Everson spent months recovering before returning to action in an October scrimmage.

“When she ran on to the field as a starter, the stands erupted in applause and there were a lot of tears,” her mother, Carolyn Everson, said in an email. “She scored pretty quickly and the stands went crazy again and the tears this time were around happiness for a girl who was back out doing what she loves doing.” (Carolyn Everson is a member of the board of directors for the Walt Disney Company, ESPN’s parent company.)

Everson is among a handful of collegiate women lacrosse players who have suffered severe injuries in recent years. Officials called the injuries a byproduct of the sport’s evolution and a rules structure that some observers say has not kept pace with that change. Women’s lacrosse was long viewed as a noncontact sport and is played with little protective equipment even as it has grown more physical.

“The ability to make contact in legal ways has led to players using their sticks in illegal ways, which then leads to foul and physical harm,” Wayne said.

Beyond toughening penalties, the oversight panel voted to allow players to wear close-fitting padded compression shirts under their jerseys next season. The shirts should limit serious injuries caused when lacrosse sticks jab into players’ midsections. Previously, the players had to apply to the NCAA for a waiver to wear the shirts.

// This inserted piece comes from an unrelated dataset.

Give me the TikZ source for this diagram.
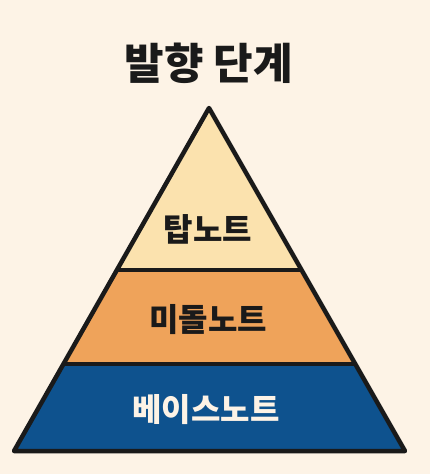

The revised rules also require defenders to stay farther away while guarding players within an 8-meter arc of the goal, and all defenders in that area must be guarding another player, not just patrolling the area.

Meanwhile, as a result of Everson’s injury, Yale University has changed its policy and will have an ambulance present at women’s lacrosse games — a precaution usually limited at most universities to collision sports like hockey and football.

Everson, who has chosen to wear one of the protective shirts as she has worked herself back into playing condition, said she is optimistic about the changes.

“I think these rules have the potential to be successful, but we are very much in a trial-and-error period right now,” she said in an email. “I believe that focusing on mitigating cross checks and overly-aggressive play is the most important part of these rule changes — which comes from not only the rules themselves but also coaching and refereeing.”